Bryan Fischer explains why the AFA pulled his column on Native Americans

I don’t know where the hole is going that Bryan Fischer is digging but it got a little deeper this afternoon.

As of mid-afternoon today, no decision had been made by AFA leaders to address the controversy over the column about Native Americans (you can read it here) according to Cindy Roberts, Director of Media and Public Relations.  Then late today, Mr. Fischer posted his explanation:

On Tuesday, I posted a column on the settlement of America by Europeans. The column generated so much intense, vitriolic and profane reaction that it threatened to take on a life of its own, and serve as a distraction to the fundamental mission of AFA, even though when I blog I am speaking only for myself and not for the organization. So we took it down. 

But the issue I addressed in the column is an important one, and at some point, a rational discussion and debate about it must be held. 

The template that the left has generated is that the displacement of indigenous tribes by European colonists and settlers was irredeemably evil. All the land which now comprises the United States was stolen from its rightful owners. Our very presence on this soil is a guilty, tainted presence. 

So the question is whether that template is right, or whether the displacement of indigenous nations was consistent with the laws of nature, nature’s God, and the law of nations and history. 

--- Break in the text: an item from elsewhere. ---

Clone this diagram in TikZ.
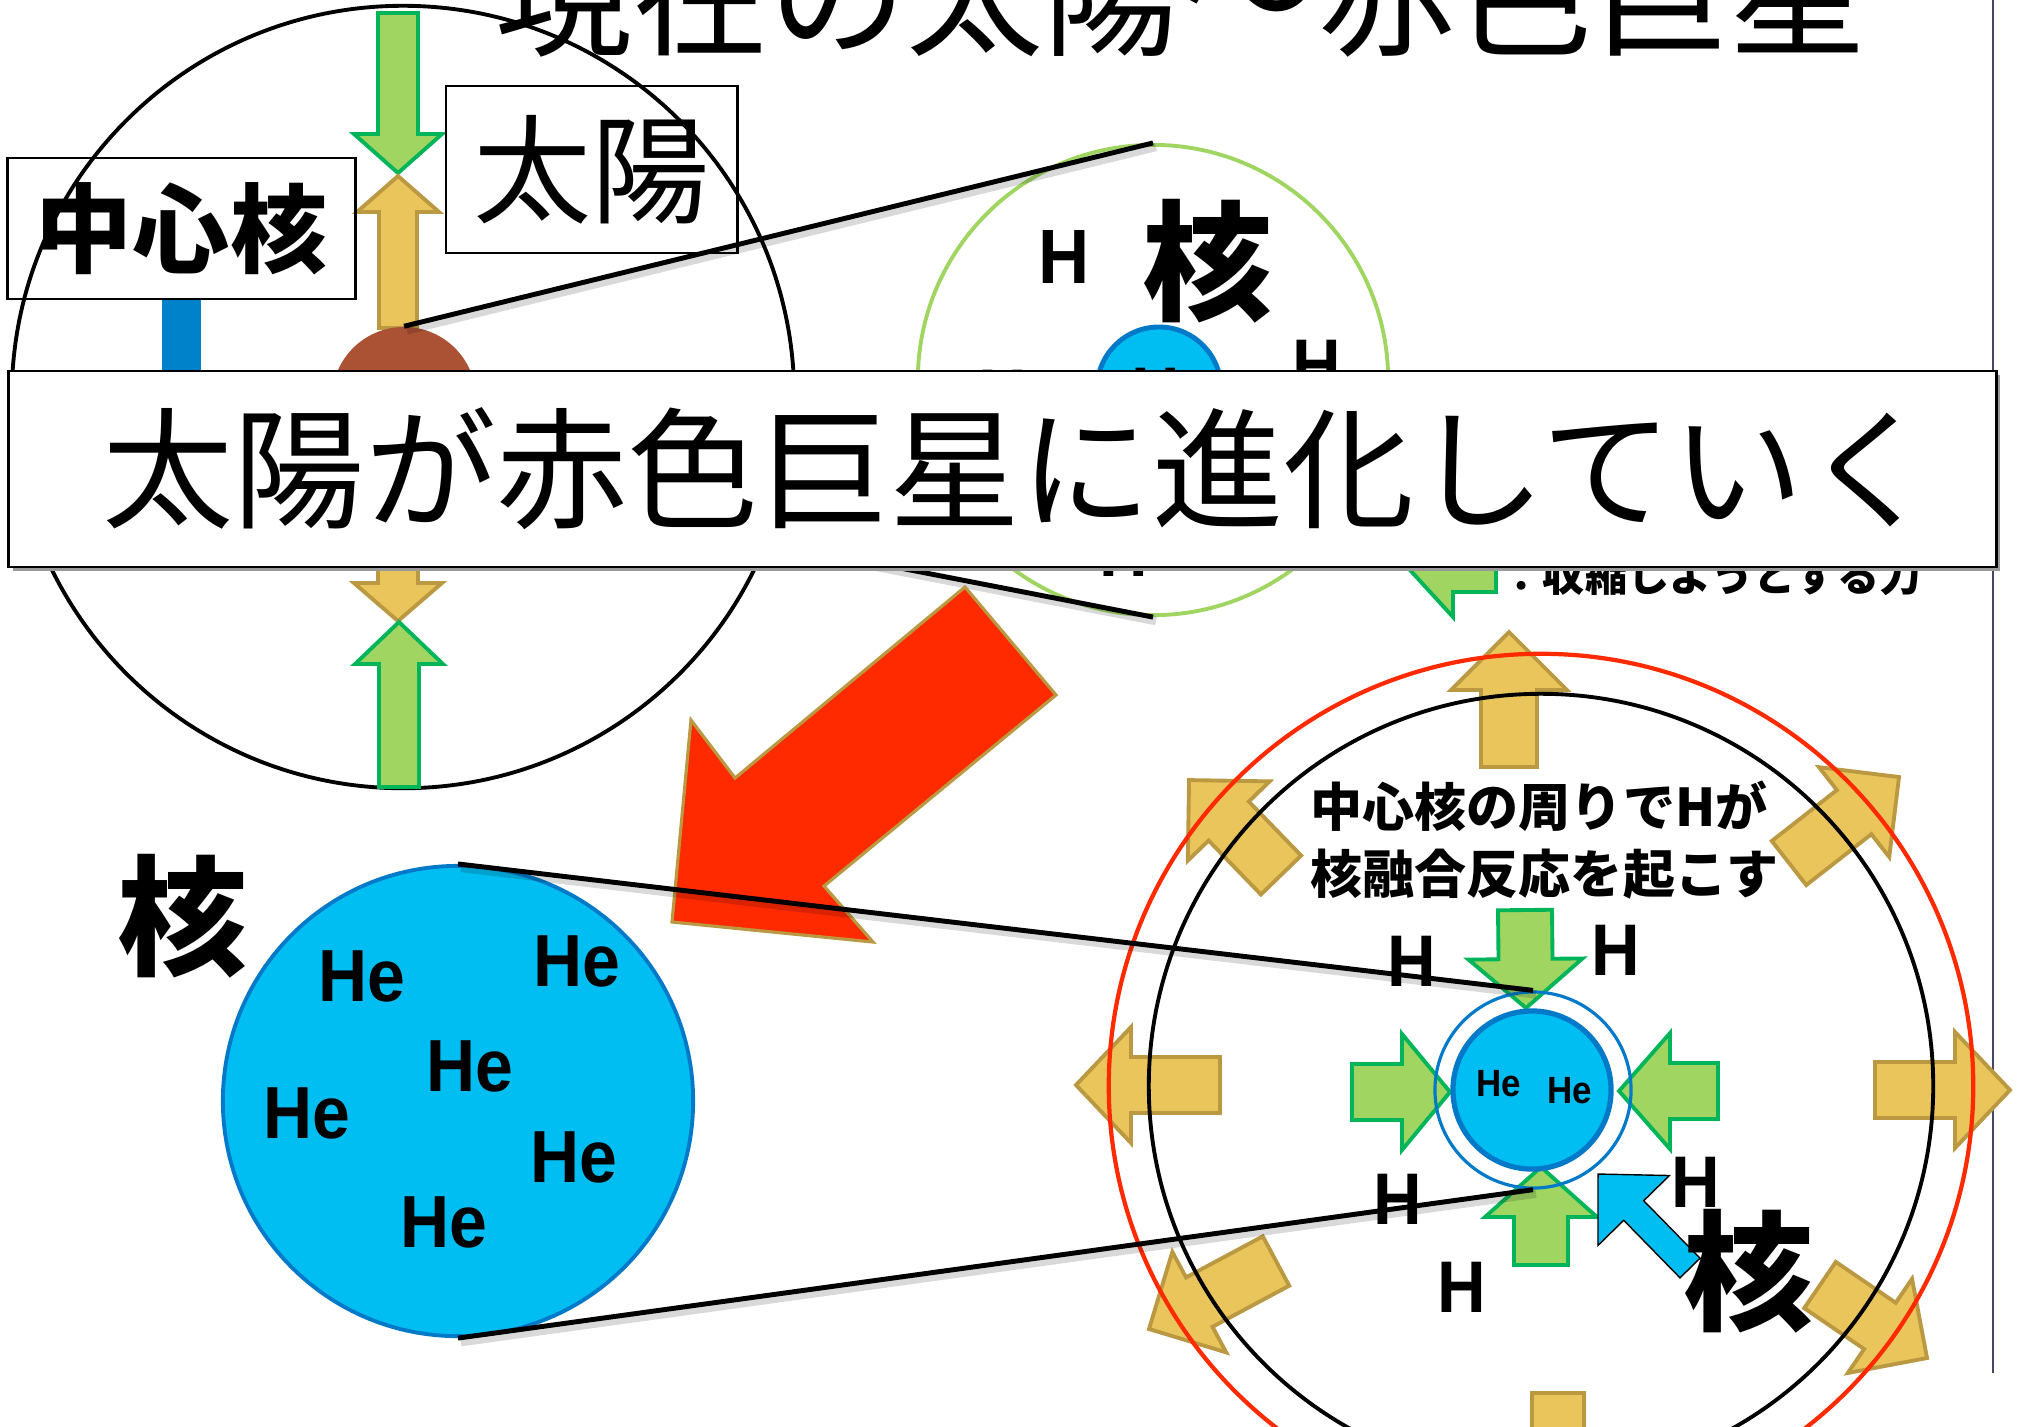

A lot is at stake here. If Americans believe that the entire history of our nation rests on a horribly evil foundation, then there is nothing to be proud of in American history, and our president is correct to identify America as the source of all evil in the world and to make a career out of apologizing for her very existence. 

If, however, there is a moral and ethical basis for our displacement of native American tribes, and if our westward expansion and settlement are in fact consistent with the laws of nature, nature’s God, and the law of nations, then Americans have much to be proud of.

Someone at the AFA must have determined that attacking Native Americans was out of sync with the AFA mission but that finding fault with the Medal of Honor and opining that Jesus would have allowed a home to burn down over failure to pay a fee is a part of their mission.

On the substance, it appears that shades of gray are missing from Mr. Fischer’s palette. I reject this reductionism and appeal to naturalism (“laws of nature and nature’s God?!).  In his column, Mr. Fischer tries to frame obviously evil acts as noble ones. However, evil does not become noble because the evil served an outcome that cannot now be undone.  

I disagree with the President on many issues but I don’t believe Fischer is correct in his assessment that Obama blames America for “all evil in the world.” Fischer expresses no regret for his offensive and supremacist generalizations about Native Americans and only makes things worse by engaging in all or nothing argumentation.